At the time of these recordings ‘Satch’ was 37/8 and at the height of his power as both trumpet player and entertainer. He was without date the first jazz superstar, beloved of people all over the world. This album of his recordings which range from backings by the Decca Mixed Voice, Choir and Organ and mostly with medium sized bands usually with 3 or 4 trumpets, 2 or 3 trombones and 3 to 5 saxes plus rhythm. Tracks 7,8 &9 have little jazz content, they are monologues but no doubt audiences found them entertaining at the time. Much more interesting is the quality of the musicians in the Armstrong band at that time. The tuning and precision of the section work is very polished and relaxed and as well as some delightful solos from Satch we also hear some fine Trombone from J C Higginbotham on the opening track. Track 11 has another fine band and they demonstrate their ability to take on the Swing Bands that were in vogue at the time. Sid Catlett plays a fine drum solo in the band that included Henry Allen, Wilbur de Paris and Pops Foster. The next track Rockin’ Chair has Pee Wee Hunt sharing the vocal with the leader and I must confess that I thought that the Teagarden/Armstrong duet on the famous New York Town Hall Concert of 1947 was the original! Louis also shares the vocal with Pee Wee Hunt on the next track Lazybones, this time the backing is by the Glen Gray band.

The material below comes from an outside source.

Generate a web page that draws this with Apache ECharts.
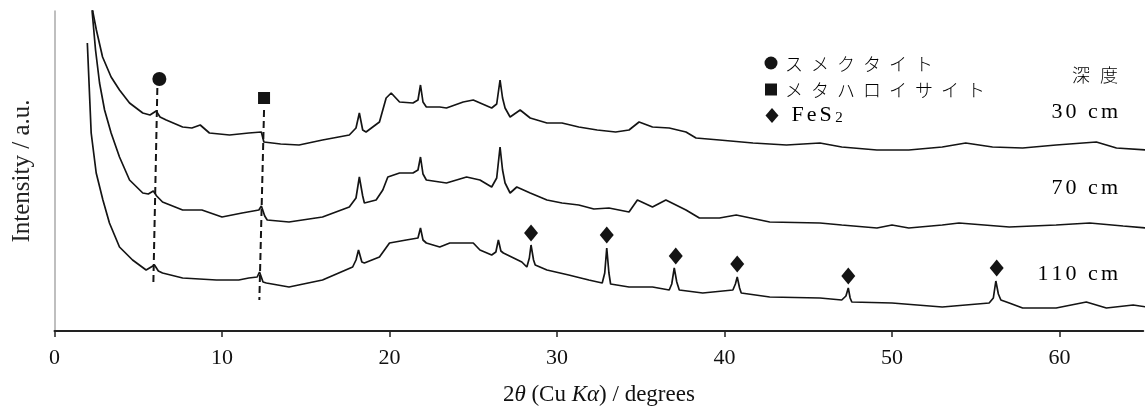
<!DOCTYPE html>
<html>
<head>
<meta charset="utf-8">
<script src="https://cdn.jsdelivr.net/npm/echarts@6/dist/echarts.min.js"></script>
<style>html,body{margin:0;padding:0;background:#fff}#c{width:1147px;height:415px}</style>
</head>
<body>
<div id="c"></div>
<script>
// ---- data (2θ in degrees, intensity in arbitrary offset units) ----
const x30 = [2.2,2.29,2.5,2.87,3.38,3.88,4.48,5.27,5.7,6.07,6.3,6.67,7.65,8.2,8.7,9.25,10.45,11.6,12.35,12.5,13.5,14.6,16.0,17.6,18.0,18.2,18.4,18.6,19.4,19.8,20.1,20.6,21.4,21.7,21.85,22.0,22.2,23.0,23.4,24.4,25.0,26.1,26.4,26.6,26.75,26.9,27.2,27.8,28.4,29.4,30.3,31.3,32.4,33.5,34.3,34.9,35.7,36.7,37.7,38.3,39.7,41.7,43.7,45.7,47.0,49.1,51.0,53.0,54.4,56.0,57.8,59.8,62.2,63.4,65.2];
const y30 = [380,356,338,311,291,278,265,255,253,257,251,248,241,240,243,235,233,235,236,226,224,223,228,233,240,255,238,236,246,270,275,266,265,268,283,266,261,261,260,266,268,260,264,288,270,260,251,258,250,245,245,241,238,236,238,246,241,240,236,230,228,225,223,225,221,218,218,221,225,221,220,223,226,220,218];

const x70 = [2.18,2.25,2.45,2.69,2.99,3.38,3.88,4.48,5.27,5.6,5.9,6.1,6.45,7.65,8.8,10.0,11.2,12.2,12.35,12.55,12.7,14.0,16.0,17.6,18.0,18.2,18.4,18.5,19.2,19.6,19.9,20.6,21.4,21.7,21.85,22.0,22.2,23.0,23.4,24.6,25.4,26.1,26.4,26.6,26.75,26.9,27.2,27.6,28.4,29.4,30.3,31.3,32.2,33.1,34.3,34.8,35.7,36.5,37.7,38.5,39.7,40.7,42.7,45.7,47.0,49.1,50.0,51.0,53.0,54.0,57.0,59.8,61.8,63.8,65.2];
const y70 = [380,356,318,285,258,235,211,188,175,174,177,172,166,158,158,151,155,158,162,152,148,146,151,161,170,191,172,165,168,178,191,195,195,198,211,194,188,186,185,191,188,181,190,221,198,185,175,181,175,168,165,163,159,160,156,168,161,168,158,150,150,153,146,145,143,140,143,140,143,145,141,143,145,142,140];

const x110 = [1.96,2.19,2.49,2.89,3.28,3.88,4.66,5.47,5.97,6.2,6.45,7.65,9.67,11.0,11.6,12.1,12.24,12.45,12.65,14.0,16.0,17.8,18.0,18.15,18.35,18.5,19.4,20.0,21.0,21.7,21.85,22.0,22.2,23.0,23.6,25.0,25.4,26.1,26.35,26.5,26.65,26.8,27.9,28.2,28.35,28.45,28.6,28.7,29.4,30.7,31.9,32.7,32.85,32.97,33.1,33.2,34.3,35.7,36.7,36.85,37.0,37.15,37.3,38.7,40.5,40.65,40.76,40.9,41.0,42.7,45.7,47.0,47.25,47.39,47.5,47.6,50.0,53.0,55.8,56.05,56.2,56.35,56.5,57.0,57.8,59.8,61.6,62.8,64.4,65.2];
const y110 = [325,235,195,168,145,121,108,98,103,97,95,90,88,88,90,91,96,86,85,81,88,101,108,118,106,105,111,125,128,130,140,128,125,121,125,125,118,113,116,128,117,115,106,101,110,123,108,103,98,93,88,85,95,120,95,84,81,81,78,84,100,86,78,75,78,84,91,80,75,71,70,68,72,80,70,66,65,61,65,70,87,74,68,65,60,60,66,60,63,61];

// phase markers
const smectiteMark = [[6.26, 289]];
const metahalloysiteMark = [[12.51, 270]];
const fes2Marks = [[28.45, 135], [32.97, 133], [37.09, 112], [40.76, 104], [47.39, 92], [56.25, 100]];
// dashed guide lines (top, bottom)
const guide1 = [[6.14, 280], [5.90, 83]];
const guide2 = [[12.51, 258], [12.23, 68]];

const xTicks = [0, 10, 20, 30, 40, 50, 60];
const depthLabels = ['30 cm', '70 cm', '110 cm'];
const legendNames = ['スメクタイト', 'メタハロイサイト', 'FeS'];

const zip = (a, b) => a.map((v, i) => [v, b[i]]);
const serif = '"Liberation Serif", "Times New Roman", serif';
const jp = '"Noto Sans CJK JP", sans-serif';
const ink = '#141414';
const spaced = (s, key) => s.split('').map(c => '{' + key + '|' + c + '}').join('');

const chart = echarts.init(document.getElementById('c'), null, {renderer: 'canvas'});

const lineS = (name, data) => ({
  name, type: 'line', data, showSymbol: false, symbol: 'none', clip: true,
  lineStyle: {color: ink, width: 1.7}, silent: true, z: 2
});

chart.setOption({
  animation: false,
  backgroundColor: '#fff',
  grid: {left: 54.5, right: 3.75, top: 11, bottom: 84, containLabel: false},
  xAxis: {
    type: 'value', min: 0, max: 65, interval: 10,
    axisLine: {show: true, lineStyle: {color: '#222', width: 2}},
    axisTick: {show: true, length: 6, lineStyle: {color: '#222', width: 1.5}},
    axisLabel: {
      margin: 16, color: '#111', fontFamily: serif, fontSize: 22, showMaxLabel: false,
      formatter: v => (xTicks.indexOf(v) >= 0 ? String(v) : '')
    },
    splitLine: {show: false},
    name: '2{i|θ} (Cu {i|Kα}) / degrees',
    nameLocation: 'middle', nameGap: 52,
    nameTextStyle: {
      color: '#111', fontFamily: serif, fontSize: 23,
      rich: {i: {fontStyle: 'italic', fontFamily: serif, fontSize: 23, color: '#111'}}
    }
  },
  yAxis: {
    type: 'value', min: 37, max: 357,
    axisLine: {show: true, lineStyle: {color: '#aaaaaa', width: 1.5}},
    axisTick: {show: false}, axisLabel: {show: false}, splitLine: {show: false},
    name: 'Intensity / a.u.', nameLocation: 'middle', nameGap: 20,
    nameTextStyle: {color: '#222', fontFamily: serif, fontSize: 25}
  },
  series: [
    lineS('30 cm', zip(x30, y30)),
    lineS('70 cm', zip(x70, y70)),
    lineS('110 cm', zip(x110, y110)),
    {type: 'line', data: guide1, showSymbol: false, symbol: 'none', silent: true,
     lineStyle: {color: ink, width: 2, type: [7, 4]}, z: 3},
    {type: 'line', data: guide2, showSymbol: false, symbol: 'none', silent: true,
     lineStyle: {color: ink, width: 2, type: [7, 4]}, z: 3},
    {name: legendNames[0], type: 'scatter', data: smectiteMark, symbol: 'circle', symbolSize: 14,
     itemStyle: {color: ink, opacity: 1}, z: 4, silent: true},
    {name: legendNames[1], type: 'scatter', data: metahalloysiteMark, symbol: 'rect', symbolSize: 12,
     itemStyle: {color: ink, opacity: 1}, z: 4, silent: true},
    {name: 'FeS2', type: 'scatter', data: fes2Marks, symbol: 'diamond', symbolSize: [14, 17],
     itemStyle: {color: ink, opacity: 1}, z: 4, silent: true}
  ],
  graphic: [
    // legend
    {type: 'circle', shape: {cx: 771, cy: 63, r: 6.5}, style: {fill: ink}},
    {type: 'rect', shape: {x: 765, y: 83.5, width: 12, height: 12}, style: {fill: ink}},
    {type: 'polygon', shape: {points: [[772, 108], [778.5, 115.5], [772, 123], [765.5, 115.5]]}, style: {fill: ink}},
    {type: 'text', x: 781, y: 64, style: {text: spaced(legendNames[0], 'c'), verticalAlign: 'middle',
      rich: {c: {fontFamily: jp, fontSize: 18, fontWeight: 300, color: '#000', padding: [0, 4, 0, 4]}}}},
    {type: 'text', x: 781, y: 90, style: {text: spaced(legendNames[1], 'c'), verticalAlign: 'middle',
      rich: {c: {fontFamily: jp, fontSize: 18, fontWeight: 300, color: '#000', padding: [0, 4, 0, 4]}}}},
    {type: 'text', x: 790, y: 115, style: {text: spaced(legendNames[2], 'f') + '{s|2}', verticalAlign: 'middle',
      rich: {f: {fontFamily: serif, fontSize: 22, color: '#1a1a1a', padding: [0, 1.5, 0, 1.5]},
             s: {fontFamily: serif, fontSize: 15, color: '#1a1a1a', verticalAlign: 'bottom', padding: [6, 0, 0, 2]}}}},
    // depth header and labels
    {type: 'text', x: 1123, y: 75, style: {text: spaced('深度', 'c'), align: 'right', verticalAlign: 'middle',
      rich: {c: {fontFamily: jp, fontSize: 18, fontWeight: 300, color: '#000', padding: [0, 5, 0, 5]}}}},
    {type: 'text', x: 1119.5, y: 112, style: {text: spaced(depthLabels[0], 'd'), align: 'right', verticalAlign: 'middle',
      rich: {d: {fontFamily: serif, fontSize: 22, color: '#1a1a1a', padding: [0, 1.5, 0, 1.5]}}}},
    {type: 'text', x: 1119.5, y: 188, style: {text: spaced(depthLabels[1], 'd'), align: 'right', verticalAlign: 'middle',
      rich: {d: {fontFamily: serif, fontSize: 22, color: '#1a1a1a', padding: [0, 1.5, 0, 1.5]}}}},
    {type: 'text', x: 1119.5, y: 274, style: {text: spaced(depthLabels[2], 'd'), align: 'right', verticalAlign: 'middle',
      rich: {d: {fontFamily: serif, fontSize: 22, color: '#1a1a1a', padding: [0, 1.5, 0, 1.5]}}}}
  ]
});
</script>
</body>
</html>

Tracks 14,15&16 have us back with the Armstrong band, 14&15 have vocals from Louis but track 16 is purely instrumental, Louis plays trumpet as only he could on all of them. Savoy Blues is played by Louis in the spirit of New Orleans, but with a backing from his saxophone section, he contributes a fine middle register solo to this track, returning at the end to show case the piece to a close. Monday Date is a good tune and the band does it justice on the next track.

Throughout the album Louis demonstrates just what he could do as trumpet player, compose, vocalist, bandleader and entertainer. When you consider he was born into poverty and had a difficult childhood it is remarkable that he achieved so much and became an icon of jazz without par.

As usual with this series the sleeve notes by Scott Yanow are excellent, the Transfer & Production by David Lennick and the Digital restoration by Graham Newton are all top class.